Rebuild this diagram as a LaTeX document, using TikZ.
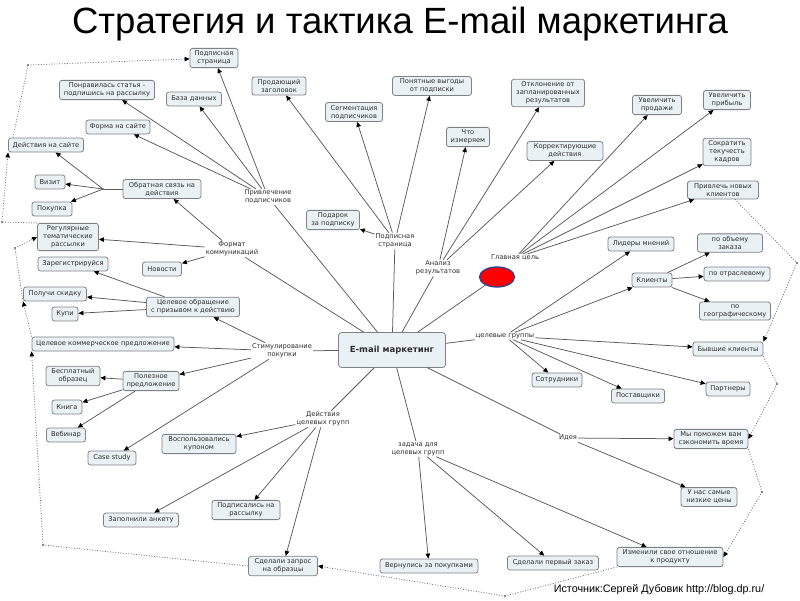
\documentclass[tikz,border=0pt]{standalone}
\usepackage{fontspec}
\setmainfont{DejaVu Sans}
\newfontfamily\titlefont{Liberation Sans}
\usetikzlibrary{arrows.meta,shapes.geometric}
\definecolor{boxfill}{HTML}{EAF1F5}
\definecolor{boxline}{HTML}{7E8285}
\definecolor{txt}{HTML}{2E2E2E}
\definecolor{lncol}{HTML}{5A5A5A}
\definecolor{dotcol}{HTML}{707070}
\definecolor{ellcol}{HTML}{2E3F8F}
\begin{document}
\begin{tikzpicture}[x=1pt,y=-1pt,
  box/.style={draw=boxline, fill=boxfill, rounded corners=2.5pt, line width=0.8pt, align=center, inner xsep=2pt, inner ysep=2.5pt, minimum height=14pt, font=\fontsize{6.7}{8}\selectfont, text=txt},
  lbl/.style={align=center, inner sep=1pt, font=\fontsize{6.7}{8}\selectfont, text=txt},
  ln/.style={draw=lncol, line width=0.75pt},
  arr/.style={ln, -{Triangle[length=5pt,width=4.5pt,color=black]}},
  dotl/.style={draw=dotcol, line width=0.8pt, dash pattern=on 0.9pt off 1.7pt},
  darr/.style={dotl, -{Triangle[length=5pt,width=4.5pt,color=black]}},
  jdot/.style={circle, fill=dotcol, inner sep=0pt, minimum size=2.4pt}
]
\fill[white] (0,0) rectangle (800,600);
\useasboundingbox (0,0) rectangle (800,600);

% title and source
\node[font=\titlefont\fontsize{36.5}{40}\selectfont, anchor=base, text=black] (title) at (400,33) {Стратегия и тактика E-mail маркетинга};
\node[font=\titlefont\fontsize{10.8}{12}\selectfont, anchor=base, text=black] (src) at (659,592) {Источник:Сергей Дубовик http://blog.dp.ru/};

% center
\node[box, minimum width=107pt, minimum height=35pt, rounded corners=3pt, font=\bfseries\fontsize{8.5}{10}\selectfont] (center) at (392,350) {E-mail маркетинг};
\node[ellipse, draw=ellcol, fill=red, line width=1.3pt, minimum width=35pt, minimum height=20pt, inner sep=0pt] (goal) at (497,277) {};

% hub labels
\node[lbl] (privlech) at (268,197) {Привлечение\\подписчиков};
\node[lbl] (format) at (232,249) {Формат\\коммуникаций};
\node[lbl] (stim) at (282,351) {Стимулирование\\покупки};
\node[lbl] (deist) at (323,419) {Действия\\целевых групп};
\node[lbl] (zadacha) at (418,449) {задача для\\целевых групп};
\node[lbl] (ideya) at (568,438) {Идея};
\node[lbl] (celgr) at (505,336) {целевые группы};
\node[lbl] (glcel) at (515,258) {Главная цель};
\node[lbl] (analiz) at (438,268) {Анализ\\результатов};
\node[lbl] (podplbl) at (395,241) {Подписная\\страница};

% boxes
\node[box, minimum width=48pt] (podpstr) at (214,58) {Подписная\\страница};
\node[box, minimum width=95pt] (ponrav) at (107,90) {Понравилась статья -\\подпишись на рассылку};
\node[box, minimum width=55pt] (baza) at (194,99) {База данных};
\node[box, minimum width=64pt] (forma) at (118,127) {Форма на сайте};
\node[box, minimum width=75pt] (deistv) at (46,145) {Действия на сайте};
\node[box, minimum width=30pt] (vizit) at (50,182) {Визит};
\node[box, minimum width=40pt] (pokupka) at (52,209) {Покупка};
\node[box, minimum width=78pt] (obrat) at (162,189) {Обратная связь на\\действия};
\node[box, minimum width=61pt] (regul) at (68,237) {Регулярные\\тематические\\рассылки};
\node[box, minimum width=39pt] (novosti) at (162,269) {Новости};
\node[box, minimum width=70pt] (zareg) at (73,264) {Зарегистрируйся};
\node[box, minimum width=63pt] (skidka) at (55,294) {Получи скидку};
\node[box, minimum width=26pt] (kupi) at (65,314) {Купи};
\node[box, minimum width=93pt] (celobr) at (193,307) {Целевое обращение\\с призывом к действию};
\node[box, minimum width=142pt] (ckp) at (103,344) {Целевое коммерческое предложение};
\node[box, minimum width=54pt] (besp) at (73,376) {Бесплатный\\образец};
\node[box, minimum width=56pt] (polez) at (151,381) {Полезное\\предложение};
\node[box, minimum width=30pt] (kniga) at (67,407) {Книга};
\node[box, minimum width=39pt] (vebinar) at (66,435) {Вебинар};
\node[box, minimum width=48pt] (casest) at (112,458) {Case study};
\node[box, minimum width=74pt] (kupon) at (199,444) {Воспользовались\\купоном};
\node[box, minimum width=75pt] (anketa) at (141,520) {Заполнили анкету};
\node[box, minimum width=68pt] (podpis) at (246,510) {Подписались на\\рассылку};
\node[box, minimum width=69pt] (zapros) at (283,566) {Сделали запрос\\на образцы};
\node[box, minimum width=98pt] (vernul) at (429,566) {Вернулись за покупками};
\node[box, minimum width=91pt] (perv) at (553,563) {Сделали первый заказ};
\node[box, minimum width=106pt] (izmen) at (670,557) {Изменили свое отношение\\к продукту};
\node[box, minimum width=74pt] (pomozhem) at (711,439) {Мы поможем вам\\сэкономить время};
\node[box, minimum width=56pt] (nizk) at (709,497) {У нас самые\\низкие цены};
\node[box, minimum width=53pt] (podarok) at (333,220) {Подарок\\за подписку};
\node[box, minimum width=54pt] (prodzag) at (279,86) {Продающий\\заголовок};
\node[box, minimum width=57pt] (segm) at (354,112) {Сегментация\\подписчиков};
\node[box, minimum width=79pt] (vygody) at (432,86) {Понятные выгоды\\от подписки};
\node[box, minimum width=43pt] (chto) at (468,137) {Что\\измеряем};
\node[box, minimum width=73pt] (otkl) at (548,93) {Отклонение от\\запланированных\\результатов};
\node[box, minimum width=76pt] (korr) at (565,151) {Корректирующие\\действия};
\node[box, minimum width=49pt] (uvprod) at (657,105) {Увеличить\\продажи};
\node[box, minimum width=47pt] (uvprib) at (727,100) {Увеличить\\прибыль};
\node[box, minimum width=48pt] (sokr) at (727,152) {Сократить\\текучесть\\кадров};
\node[box, minimum width=71pt] (privl) at (723,190) {Привлечь новых\\клиентов};
\node[box, minimum width=66pt] (lider) at (641,244) {Лидеры мнений};
\node[box, minimum width=65pt] (obem) at (730,243) {по объему\\заказа};
\node[box, minimum width=40pt] (klient) at (652,280) {Клиенты};
\node[box, minimum width=66pt] (otrasl) at (737,274) {по отраслевому};
\node[box, minimum width=71pt] (geo) at (735,311) {по\\географическому};
\node[box, minimum width=70pt] (byvsh) at (728,349) {Бывшие клиенты};
\node[box, minimum width=50pt] (sotr) at (557,380) {Сотрудники};
\node[box, minimum width=53pt] (postav) at (638,396) {Поставщики};
\node[box, minimum width=44pt] (partn) at (728,389) {Партнеры};

% center to hubs
\foreach \h in {privlech,format,stim,deist,zadacha,ideya,celgr,goal,analiz,podplbl}
  \draw[ln] (center) -- (\h);

% hub connectors
\foreach \t in {podpstr,ponrav,baza,forma} \draw[arr] (privlech) -- (\t);
\foreach \t in {regul,novosti,obrat} \draw[arr] (format) -- (\t);
\coordinate (j1) at (103,189);
\draw[ln] (obrat) -- (j1);
\foreach \t in {deistv,vizit,pokupka} \draw[arr] (j1) -- (\t);
\node[jdot] at (j1) {};
\foreach \t in {celobr,ckp,polez,casest} \draw[arr] (stim) -- (\t);
\foreach \t in {zareg,skidka,kupi} \draw[arr] (celobr) -- (\t);
\foreach \t in {besp,kniga,vebinar} \draw[arr] (polez) -- (\t);
\foreach \t in {kupon,anketa,podpis,zapros} \draw[arr] (deist) -- (\t);
\foreach \t in {vernul,perv,izmen} \draw[arr] (zadacha) -- (\t);
\foreach \t in {pomozhem,nizk} \draw[arr] (ideya) -- (\t);
\foreach \t in {lider,klient,byvsh,partn,postav,sotr} \draw[arr] (celgr) -- (\t);
\foreach \t in {obem,otrasl,geo} \draw[arr] (klient) -- (\t);
\foreach \t in {uvprod,uvprib,sokr,privl} \draw[arr] (glcel) -- (\t);
\foreach \t in {chto,otkl,korr} \draw[arr] (analiz) -- (\t);
\foreach \t in {prodzag,segm,vygody,podarok} \draw[arr] (podplbl) -- (\t);

% dotted cross links
\coordinate (dA) at (28,65);
\coordinate (dB) at (2,222);
\coordinate (dC) at (15,248);
\coordinate (dD) at (43,545);
\coordinate (dE) at (797,263);
\coordinate (dF) at (777,384);
\coordinate (dG) at (762,492);
\coordinate (dH) at (505,596);
\draw[dotl] ([xshift=5pt]deistv.north west) -- (dA);
\draw[darr] (dA) -- (podpstr);
\draw[dotl] (regul.north west) -- (dB);
\draw[darr] (dB) -- (deistv.south west);
\draw[dotl] (skidka.south west) -- (dC);
\draw[darr] (dC) -- (regul.west);
\draw[darr] (ckp.north west) -- (skidka.south west);
\draw[dotl] (zapros.west) -- (dD);
\draw[darr] (dD) -- (ckp.south west);
\draw[dotl] ([xshift=12pt]privl.south) -- (dE);
\draw[darr] (dE) -- (byvsh.north east);
\draw[dotl] (byvsh.south east) -- (dF);
\draw[darr] (dF) -- (pomozhem.east);
\draw[dotl] (pomozhem.south east) -- (dG);
\draw[darr] (dG) -- (izmen.east);
\draw[dotl] (izmen.south west) -- (dH);
\draw[darr] (dH) -- (zapros.east);
\foreach \d in {dA,dB,dC,dD,dE,dF,dG,dH} \node[jdot] at (\d) {};
\end{tikzpicture}
\end{document}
____________________
# Task requirements
Repeat the lines above, starting at the first and stopping after the line that holds "draw=ellcol, fill=red, line", with the pictures left out.

# Reply to the exercise
Rebuild this diagram as a LaTeX document, using TikZ.
\documentclass[tikz,border=0pt]{standalone}
\usepackage{fontspec}
\setmainfont{DejaVu Sans}
\newfontfamily\titlefont{Liberation Sans}
\usetikzlibrary{arrows.meta,shapes.geometric}
\definecolor{boxfill}{HTML}{EAF1F5}
\definecolor{boxline}{HTML}{7E8285}
\definecolor{txt}{HTML}{2E2E2E}
\definecolor{lncol}{HTML}{5A5A5A}
\definecolor{dotcol}{HTML}{707070}
\definecolor{ellcol}{HTML}{2E3F8F}
\begin{document}
\begin{tikzpicture}[x=1pt,y=-1pt,
  box/.style={draw=boxline, fill=boxfill, rounded corners=2.5pt, line width=0.8pt, align=center, inner xsep=2pt, inner ysep=2.5pt, minimum height=14pt, font=\fontsize{6.7}{8}\selectfont, text=txt},
  lbl/.style={align=center, inner sep=1pt, font=\fontsize{6.7}{8}\selectfont, text=txt},
  ln/.style={draw=lncol, line width=0.75pt},
  arr/.style={ln, -{Triangle[length=5pt,width=4.5pt,color=black]}},
  dotl/.style={draw=dotcol, line width=0.8pt, dash pattern=on 0.9pt off 1.7pt},
  darr/.style={dotl, -{Triangle[length=5pt,width=4.5pt,color=black]}},
  jdot/.style={circle, fill=dotcol, inner sep=0pt, minimum size=2.4pt}
]
\fill[white] (0,0) rectangle (800,600);
\useasboundingbox (0,0) rectangle (800,600);

% title and source
\node[font=\titlefont\fontsize{36.5}{40}\selectfont, anchor=base, text=black] (title) at (400,33) {Стратегия и тактика E-mail маркетинга};
\node[font=\titlefont\fontsize{10.8}{12}\selectfont, anchor=base, text=black] (src) at (659,592) {Источник:Сергей Дубовик http://blog.dp.ru/};

% center
\node[box, minimum width=107pt, minimum height=35pt, rounded corners=3pt, font=\bfseries\fontsize{8.5}{10}\selectfont] (center) at (392,350) {E-mail маркетинг};
\node[ellipse, draw=ellcol, fill=red, line width=1.3pt, minimum width=35pt, minimum height=20pt, inner sep=0pt] (goal) at (497,277) {};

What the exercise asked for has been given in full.